The USPS implementation won Kinetica an HPC Innovation Excellence Award from IDC earlier this month. Kevin Monroe, a senior research analyst at IDC, said: the Postal Service’s application of Kinetica “enhances the quality of service that US citizens receive by giving them a better, more predictable experience sending and receiving mail.”
Filling the Real-Time Niche
Moving forward, Kinetica plans to take its technology further into the consumer goods supply chain, where logistics demands get bigger and more complex. This includes analyzing RFID data next to other logistics data for a major US retailer. In POCs, Vij says GPUdb is outperforming SAP (NYSE: SAP) HANA by a factor of 50.
The company has identified an opportunity to sell its in-memory, GPU-powered distributed database to organizations that have not been able to address their real-time analytic needs in other ways.
“Hadoop solves the long-term historical reporting and archival, but as far as streaming live data upon arrival, that’s a gap that Impala and Spark and all the other in-memory tools in the open source community have fallen quite short at the moment,” says Kinetica’s vice president of global sales Marcus Holm. “They find out after 500 or 1,000 or 2,000 nodes that they still can’t achieve it.”
Kinetica is helping to fill a niche in the real-time analytics that open source big data tech can’t fill at the moment.

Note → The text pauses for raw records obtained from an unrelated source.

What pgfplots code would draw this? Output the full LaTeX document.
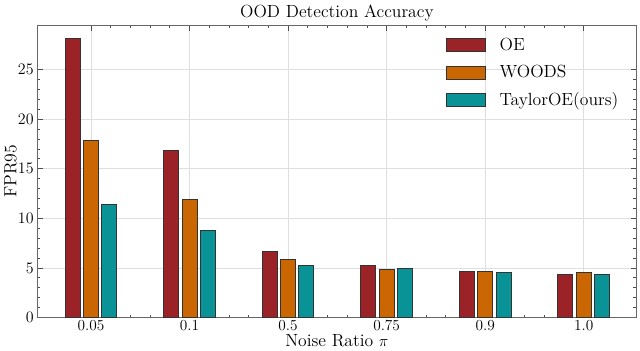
\documentclass[border=0pt]{standalone}
\usepackage{pgfplots}
\pgfplotsset{compat=1.18}

\definecolor{oecol}{HTML}{9B2226}
\definecolor{woodscol}{HTML}{CA6702}
\definecolor{taylorcol}{HTML}{0A9396}

\pgfplotstableread{
x oe woods taylor
0 28.1 17.8 11.38
1 16.8 11.93 8.73
2 6.65 5.85 5.29
3 5.22 4.86 4.93
4 4.63 4.63 4.53
5 4.33 4.50 4.33
}\fprdata

\begin{document}
\begin{tikzpicture}
\begin{axis}[
    scale only axis,
    width=448.5pt, height=219pt,
    ybar=2.5pt, bar width=11.25pt,
    xmin=-0.54, xmax=5.53,
    ymin=0, ymax=29.46,
    xtick={0,...,5},
    xticklabels={0.05,0.1,0.5,0.75,0.9,1.0},
    ytick={0,5,...,25},
    minor x tick num=4,
    minor y tick num=4,
    tick align=inside,
    xtick pos=both, ytick pos=both,
    major tick length=4pt, minor tick length=2pt,
    tick style={black!70, line width=0.5pt},
    axis line style={black!60, line width=0.6pt},
    xmajorgrids, ymajorgrids,
    major grid style={gray!25, line width=0.5pt},
    tick label style={font=\fontsize{11.5}{13}\selectfont},
    xticklabel style={yshift=1.5pt},
    yticklabel style={xshift=0.5pt},
    label style={font=\fontsize{13.2}{15}\selectfont},
    title style={font=\fontsize{13.2}{15}\selectfont, yshift=-6pt},
    title={OOD Detection Accuracy},
    xlabel={Noise Ratio $\pi$},
    ylabel={FPR95},
    xlabel style={yshift=4.5pt},
    ylabel style={yshift=-6pt},
    legend style={draw=none, fill=none, at={(0.675,0.975)}, anchor=north west,
        font=\fontsize{13.2}{15}\selectfont, row sep=5.6pt},
    legend cell align=left,
    legend image code/.code={\draw[#1] (0pt,-4.9pt) rectangle (29pt,4.9pt);
        \path[draw=none, fill=none] (0pt,0pt) -- (38pt,0pt);},
]
\addplot[fill=oecol, draw=black!80, line width=0.7pt] table[x=x, y=oe] {\fprdata};
\addplot[fill=woodscol, draw=black!80, line width=0.7pt] table[x=x, y=woods] {\fprdata};
\addplot[fill=taylorcol, draw=black!80, line width=0.7pt] table[x=x, y=taylor] {\fprdata};
\legend{OE, WOODS, TaylorOE(ours)}
\end{axis}
\path (current axis.south east) ++(3pt,0pt);
\end{tikzpicture}
\end{document}
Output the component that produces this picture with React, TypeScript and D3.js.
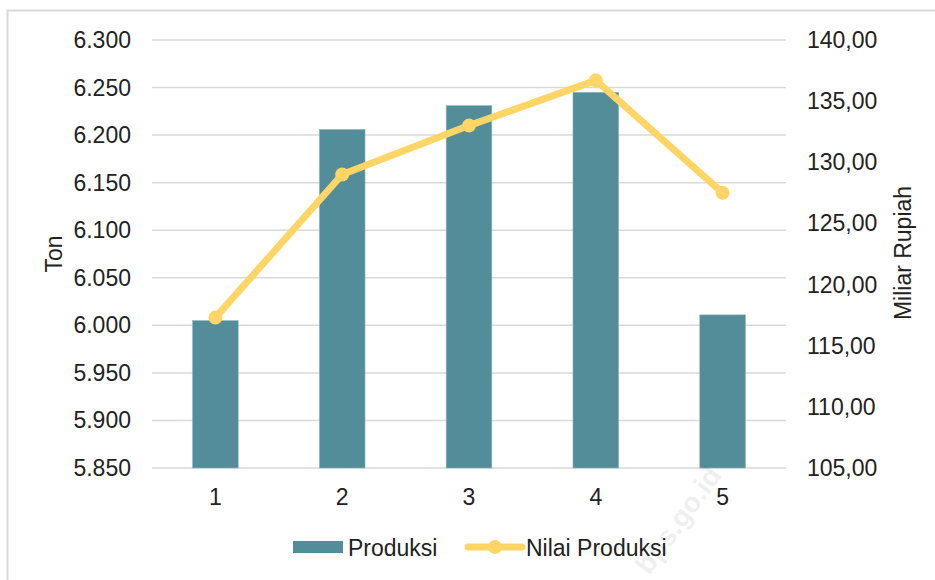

But the company doesn’t view its proprietary technology as competing with Hadoop, Spark, and Kafka, but complementary, particularly for analyzing fast-moving data in 10-day or 30-day trailing windows.
While GPUs still carry a 2x price premium over traditional CPUs, they’re giving users computational value that’s more than that, Holm says. “I do in fact believe that these GPU-accelerated architecture are creeping into mainstream and enterprise as a whole,” says Holm, who formerly worked at Cloudera. “It’s just not feasible for these enterprise to have 2,000 node clusters. They’d rather have a 40-node cluster and achieve what they need.”